The BA-3 (Broneavtomobil 3) was a heavy armored car developed in the Soviet Union in 1933, followed by a slightly changed model BA-6 in 1936. Both were based mostly on BA-I, the most important development being the new turret, same as in the T-26 m 1933 and BT-5 tanks, and also equipped with the 45 mm main gun.

221 BA-3 cars were built at the Izhorskij and Vyksunskij factories, until production ended in 1935. BA-6 followed with 386 cars produced between 1936 and 1938 in Izhorskij factory. Most BA-3 production was based on the Ford-Timken chassis, a 6×4 modification of the US Ford AA 4×2 truck, but the last batch was built on the Russian version of the same chassis - GAZ-AAA, and continued to be used in the BA-6. The biggest limitation of the BA-3 was the mobility, limited to roads or very hard ground, the result of unnecessarily large weight. The innovation that slightly improved mobility was the auxiliary ("Overall") tracks that could be fitted onto the rear tandem wheels, converting the car to a half-track.

The BA-3 is externally very similar to the BA-6; the BA-3 had a door in the rear of the hull that was not present in the BA-6. A more important improvement of the BA-6 was the new GK tires, filled with sponge (porous rubber), and thus much less vulnerable to small-caliber fire. On the downside, the tires reduced both the speed and range of the vehicle, despite it having somewhat thinner armor. BA-3/6 cars were superseded by the BA-10 model. All cars of this series were very heavily armed for the era; they could knock out other vehicles with ease, including tanks. However, their thin armor made them vulnerable to heavy machine gun fire and small caliber cannon fire.

A prototype railway BA-3ZhD variant was created in 1936, but was not accepted for production. The BA-6ZhD was produced in limited numbers.

Some 60 BA-6 cars were delivered to Turkey in 1934. The BA-3/6 were used in combat in the Spanish Civil War, against the Japanese in the Battle of Khalkhyn Gol, in the Finnish Winter War, and against the Germans in the early stages of the Eastern Front. The German Army used a few AAC-1937, Spanish-built six-wheeled armored cars that were close copies of the BA-3/6 series.
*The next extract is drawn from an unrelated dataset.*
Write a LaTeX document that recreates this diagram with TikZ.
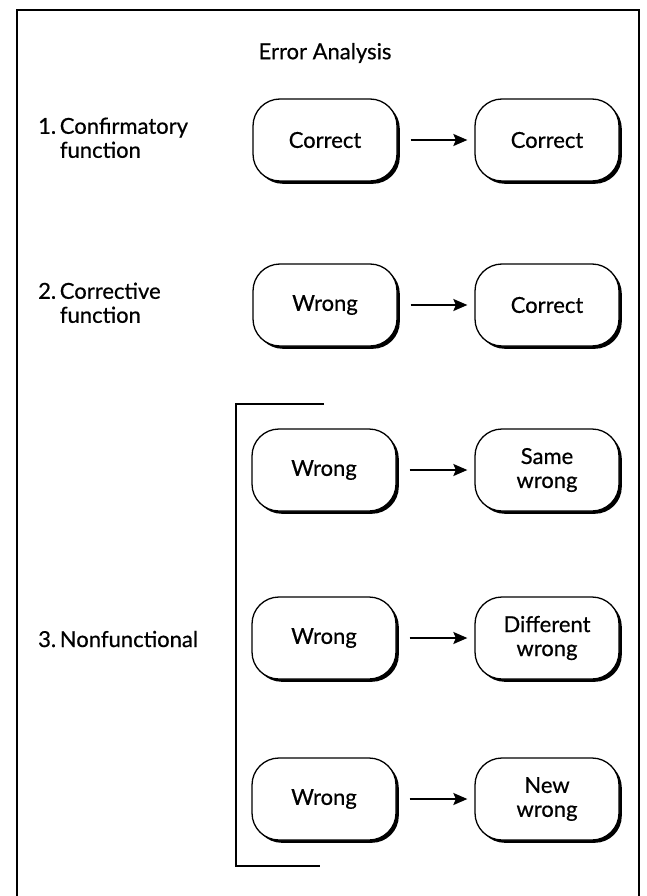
\documentclass[tikz,border=0pt]{standalone}
\usepackage{fontspec}
\setmainfont{Lato}[FakeBold=0.6]
\usetikzlibrary{arrows.meta,shadows}

\begin{document}
\begin{tikzpicture}[x=1pt,y=-1pt,
  every node/.style={font=\fontsize{22}{24}\selectfont, text=black},
  stage/.style={rectangle, rounded corners=27pt, draw=black, line width=1.3pt,
    fill=white, minimum width=144pt, minimum height=82pt, align=center,
    inner sep=0pt,
    drop shadow={shadow xshift=2.8pt, shadow yshift=-2.8pt, fill=black, opacity=1}},
  flow/.style={line width=1.6pt, -{Stealth[length=14pt,width=12pt,inset=2.5pt]},
    shorten <=13pt, shorten >=7pt},
  caption/.style={anchor=west, align=left, inner sep=0pt},
  frameline/.style={line width=1.8pt},
  bracketline/.style={line width=1.4pt}
]
\useasboundingbox (0,0) rectangle (647,896);

% outer frame, open at the bottom
\draw[frameline] (17,896) -- (17,10) -- (639,10) -- (639,896);

% heading
\node (title) at (325,53) {Error Analysis};

% row labels
\node[caption] (lab1) at (38,141) {\begin{tabular}{@{}l@{\,}l@{}}1. & Confirmatory\\ & function\end{tabular}};
\node[caption] (lab2) at (38,306) {\begin{tabular}{@{}l@{\,}l@{}}2. & Corrective\\ & function\end{tabular}};
\node[caption] (lab3) at (38,639) {3.\,Nonfunctional};

% bracket grouping the nonfunctional cases
\coordinate (brA) at (324,404);
\coordinate (brB) at (236,404);
\coordinate (brC) at (236,866);
\coordinate (brD) at (320,866);
\draw[bracketline] (brA) -- (brB) -- (brC) -- (brD);

% stages
\node[stage] (a1) at (325,140) {Correct};
\node[stage] (b1) at (547,140) {Correct};
\node[stage] (a2) at (325,305) {Wrong};
\node[stage] (b2) at (547,305) {Correct};
\node[stage] (a3) at (324,470) {Wrong};
\node[stage] (b3) at (547,470) {Same\\wrong};
\node[stage] (a4) at (324,638) {Wrong};
\node[stage] (b4) at (547,638) {Different\\wrong};
\node[stage] (a5) at (324,799) {Wrong};
\node[stage] (b5) at (547,799) {New\\wrong};

% transitions
\draw[flow] (a1) -- (b1);
\draw[flow] (a2) -- (b2);
\draw[flow] (a3) -- (b3);
\draw[flow] (a4) -- (b4);
\draw[flow] (a5) -- (b5);
\end{tikzpicture}
\end{document}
Later in the war, the BA-3/6/10 were replaced in the Red Army's heavy scout vehicle role by light tanks, such as the T-60 and T-70.

A few captured BA-3 cars were used by the Finnish army under the designation BAF A (sometimes also BA-32-1), and captured BA-6 cars under the designation BAF B.

==Variants==
The BA-3 ZhD and BA-6 ZhD were designations for BA-3 & BA-6 cars that had been fitted with a rail kit consisting of hydraulic jacks and six railroad wheels. Limited numbers were produced.

The BA-6M, built in 1937-1938, weighed 4800 kg and featured a 10mm thick welded, conical turret. A 71-TK-1 radio and 50 hp GAZ-M engine were installed

The BA-9 was a lightened (4,300 kg) vehicle based on the BA-6M, built in 1936. The 20K gun was replaced by a 12.7mm DK machine gun (early version of the DShK) and a 7.62 Degtyaryov machine gun was installed in the hull. 100 were ordered, but production was dropped after two prototypes were completed due to the lack of DK machine guns. One prototype was sent to Moscow and the other to Leningrad.

The BAZ was an experimental amphibious version of the BA-3. The welded hull was shaped like a boat and two sponsons were placed in the front. Two 389 cm brass screws were installed for use in water.

== Operators ==

- Turkey - 34 BA-3 66 BA-6 Armoured Cars [1934-194?].